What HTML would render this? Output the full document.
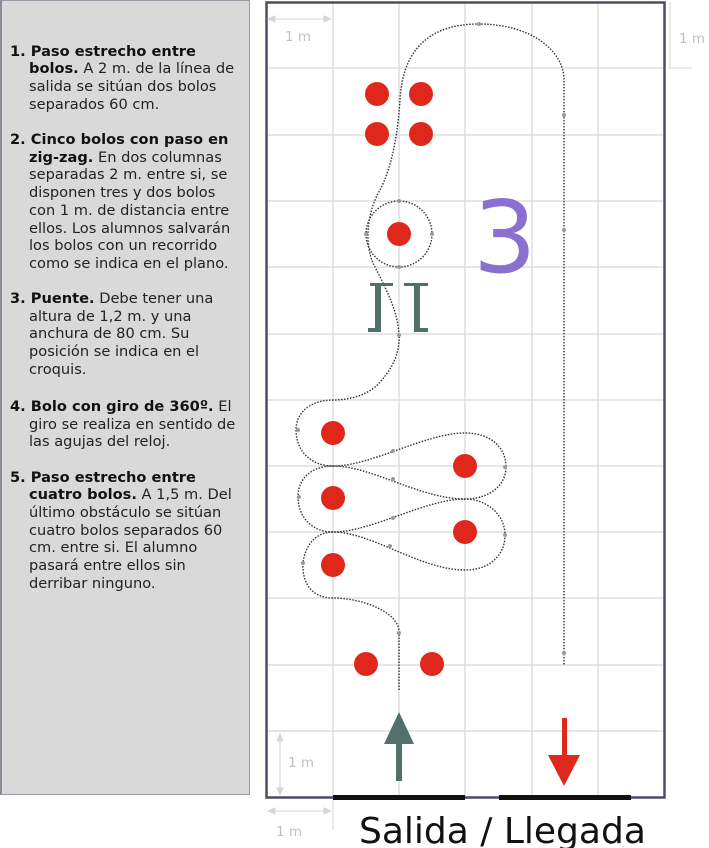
<!DOCTYPE html>
<html><head><meta charset="utf-8"><style>
html,body{margin:0;padding:0;background:#fff;width:709px;height:848px;overflow:hidden;position:relative}
#panel{position:absolute;left:0;top:0;width:247px;height:793px;background:#d9d9d9;border:1px solid #9a9aa6;border-left:2px solid #8c8c98}
.l{position:absolute;font-family:"DejaVu Sans","Liberation Sans",sans-serif;font-size:14.6px;color:#222;white-space:nowrap;line-height:18px}
.l b{color:#111}
svg{position:absolute;left:0;top:0}
</style></head><body>
<div id="panel"></div>
<div class="l" style="left:10px;top:43px"><b>1. Paso estrecho entre</b></div>
<div class="l" style="left:29px;top:60px"><b>bolos.</b> A 2 m. de la línea de</div>
<div class="l" style="left:29px;top:78px">salida se sitúan dos bolos</div>
<div class="l" style="left:29px;top:96px">separados 60 cm.</div>

<div class="l" style="left:10px;top:131px"><b>2. Cinco bolos con paso en</b></div>
<div class="l" style="left:29px;top:149px"><b>zig-zag.</b> En dos columnas</div>
<div class="l" style="left:29px;top:166px">separadas 2 m. entre si, se</div>
<div class="l" style="left:29px;top:184px">disponen tres y dos bolos</div>
<div class="l" style="left:29px;top:202px">con 1 m. de distancia entre</div>
<div class="l" style="left:29px;top:220px">ellos. Los alumnos salvarán</div>
<div class="l" style="left:29px;top:237px">los bolos con un recorrido</div>
<div class="l" style="left:29px;top:255px">como se indica en el plano.</div>

<div class="l" style="left:10px;top:290px"><b>3. Puente.</b> Debe tener una</div>
<div class="l" style="left:29px;top:308px">altura de 1,2 m. y una</div>
<div class="l" style="left:29px;top:325px">anchura de 80 cm. Su</div>
<div class="l" style="left:29px;top:343px">posición se indica en el</div>
<div class="l" style="left:29px;top:361px">croquis.</div>

<div class="l" style="left:10px;top:398px"><b>4. Bolo con giro de 360º.</b> El</div>
<div class="l" style="left:29px;top:416px">giro se realiza en sentido de</div>
<div class="l" style="left:29px;top:433px">las agujas del reloj.</div>

<div class="l" style="left:10px;top:469px"><b>5. Paso estrecho entre</b></div>
<div class="l" style="left:29px;top:486px"><b>cuatro bolos.</b> A 1,5 m. Del</div>
<div class="l" style="left:29px;top:504px">último obstáculo se sitúan</div>
<div class="l" style="left:29px;top:522px">cuatro bolos separados 60</div>
<div class="l" style="left:29px;top:539px">cm. entre si. El alumno</div>
<div class="l" style="left:29px;top:557px">pasará entre ellos sin</div>
<div class="l" style="left:29px;top:575px">derribar ninguno.</div>

<svg width="709" height="848" viewBox="0 0 709 848">
<g stroke="#d8d8d8" stroke-width="1.3">
<line x1="333" y1="2" x2="333" y2="797"/><line x1="399" y1="2" x2="399" y2="797"/>
<line x1="465" y1="2" x2="465" y2="797"/><line x1="532" y1="2" x2="532" y2="797"/>
<line x1="598" y1="2" x2="598" y2="797"/>
<line x1="266" y1="68" x2="665" y2="68"/><line x1="266" y1="135" x2="665" y2="135"/>
<line x1="266" y1="201" x2="665" y2="201"/><line x1="266" y1="267" x2="665" y2="267"/>
<line x1="266" y1="334" x2="665" y2="334"/><line x1="266" y1="400" x2="665" y2="400"/>
<line x1="266" y1="466" x2="665" y2="466"/><line x1="266" y1="532" x2="665" y2="532"/>
<line x1="266" y1="598" x2="665" y2="598"/><line x1="266" y1="665" x2="665" y2="665"/>
<line x1="266" y1="731" x2="665" y2="731"/>
</g>
<rect x="266.5" y="2.5" width="398" height="795" fill="none" stroke="#4e4b66" stroke-width="2.5"/>
<g stroke="#d6d6d6" stroke-width="1" fill="#d6d6d6">
<line x1="270" y1="19" x2="329" y2="19"/>
<polygon points="268,19 275,16 275,22"/><polygon points="331,19 324,16 324,22"/>
<line x1="668" y1="68" x2="692" y2="68"/><line x1="670" y1="2" x2="670" y2="68"/>
<line x1="280" y1="736" x2="280" y2="793"/>
<polygon points="280,734 277,741 283,741"/><polygon points="280,795 277,788 283,788"/>
<line x1="270" y1="811" x2="329" y2="811"/>
<polygon points="268,811 275,808 275,814"/><polygon points="331,811 324,808 324,814"/>
<line x1="333" y1="800" x2="333" y2="830"/>
</g>
<g font-family="DejaVu Sans, Liberation Sans, sans-serif" font-size="13.5" fill="#c0c0c0">
<text x="285" y="41">1 m</text><text x="679" y="43">1 m</text>
<text x="288" y="767">1 m</text><text x="276" y="836">1 m</text>
</g>
<rect x="333" y="795" width="132" height="5" fill="#111"/>
<rect x="499" y="795" width="132" height="5" fill="#111"/>
<g fill="none" stroke="#333" stroke-width="1.4" stroke-dasharray="1.5 1.5">
<path d="M399,690 L399,632 C399,612 362,598 333,598 C308,598 302,578 303,563 C305,545 316,532 333,532 C372,532 420,570 465,570 C490,570 505,555 505,535 C505,514 486,499 465,499 C425,499 372,532 333,532 C310,532 298,515 298,497 C298,478 312,466 333,466 C372,466 420,499 465,499 C490,499 506,485 506,467 C506,446 489,433 465,433 C425,433 372,466 333,466 C310,466 296,450 296,430 C296,412 311,400 333,400 C355,400 372,392 380,382 C393,368 400,352 399,335 C398,310 384,285 373,263 C365,245 366,214 380,190 C393,165 398,130 400,100 C402,60 420,24 479,24 C530,24 564,50 564,80 L564,665"/>
<circle cx="399" cy="234" r="33"/>
</g>
<g fill="#999">
<circle cx="479" cy="24" r="2"/><circle cx="399" cy="201" r="2"/><circle cx="399" cy="267" r="2"/>
<circle cx="366" cy="234" r="2"/><circle cx="432" cy="234" r="2"/><circle cx="399" cy="335" r="2"/>
<circle cx="399" cy="633" r="2"/><circle cx="564" cy="115" r="2"/><circle cx="564" cy="230" r="2"/>
<circle cx="564" cy="653" r="2"/><circle cx="298" cy="430" r="2"/><circle cx="299" cy="497" r="2"/>
<circle cx="303" cy="563" r="2"/><circle cx="505" cy="467" r="2"/><circle cx="505" cy="535" r="2"/>
<circle cx="393" cy="451" r="2"/><circle cx="393" cy="479" r="2"/><circle cx="393" cy="518" r="2"/><circle cx="390" cy="546" r="2"/>
</g>
<g fill="#e0271b">
<circle cx="377" cy="94" r="12"/><circle cx="421" cy="94" r="12"/>
<circle cx="377" cy="134" r="12"/><circle cx="421" cy="134" r="12"/>
<circle cx="399" cy="234" r="12"/>
<circle cx="333" cy="433" r="12"/><circle cx="465" cy="466" r="12"/>
<circle cx="333" cy="498" r="12"/><circle cx="465" cy="532" r="12"/>
<circle cx="333" cy="565" r="12"/>
<circle cx="366" cy="664" r="12"/><circle cx="432" cy="664" r="12"/>
</g>
<g fill="#52706a">
<rect x="370" y="283" width="23" height="3"/><rect x="404" y="283" width="24" height="3"/>
<rect x="375" y="284" width="6" height="46"/><rect x="414" y="284" width="6" height="46"/>
<rect x="368" y="328" width="13" height="4"/><rect x="414" y="328" width="14" height="4"/>
</g>
<text x="473" y="272" font-family="DejaVu Sans, Liberation Sans, sans-serif" font-size="100" fill="#8a70d0">3</text>
<rect x="396" y="742" width="6" height="39" fill="#52706a"/>
<polygon points="399,712 384,744 414,744" fill="#52706a"/>
<rect x="562" y="718" width="5" height="40" fill="#e0271b"/>
<polygon points="548,755 580,755 564,786" fill="#e0271b"/>
<text x="359" y="843" font-family="DejaVu Sans, Liberation Sans, sans-serif" font-size="36" fill="#111">Salida / Llegada</text>
</svg>
</body></html>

----------

*Exercise brief*
Skip every picture and return the lines above from the top through the one that contains "en el plano.</div>".

*Worked solution*
What HTML would render this? Output the full document.
<!DOCTYPE html>
<html><head><meta charset="utf-8"><style>
html,body{margin:0;padding:0;background:#fff;width:709px;height:848px;overflow:hidden;position:relative}
#panel{position:absolute;left:0;top:0;width:247px;height:793px;background:#d9d9d9;border:1px solid #9a9aa6;border-left:2px solid #8c8c98}
.l{position:absolute;font-family:"DejaVu Sans","Liberation Sans",sans-serif;font-size:14.6px;color:#222;white-space:nowrap;line-height:18px}
.l b{color:#111}
svg{position:absolute;left:0;top:0}
</style></head><body>
<div id="panel"></div>
<div class="l" style="left:10px;top:43px"><b>1. Paso estrecho entre</b></div>
<div class="l" style="left:29px;top:60px"><b>bolos.</b> A 2 m. de la línea de</div>
<div class="l" style="left:29px;top:78px">salida se sitúan dos bolos</div>
<div class="l" style="left:29px;top:96px">separados 60 cm.</div>

<div class="l" style="left:10px;top:131px"><b>2. Cinco bolos con paso en</b></div>
<div class="l" style="left:29px;top:149px"><b>zig-zag.</b> En dos columnas</div>
<div class="l" style="left:29px;top:166px">separadas 2 m. entre si, se</div>
<div class="l" style="left:29px;top:184px">disponen tres y dos bolos</div>
<div class="l" style="left:29px;top:202px">con 1 m. de distancia entre</div>
<div class="l" style="left:29px;top:220px">ellos. Los alumnos salvarán</div>
<div class="l" style="left:29px;top:237px">los bolos con un recorrido</div>
<div class="l" style="left:29px;top:255px">como se indica en el plano.</div>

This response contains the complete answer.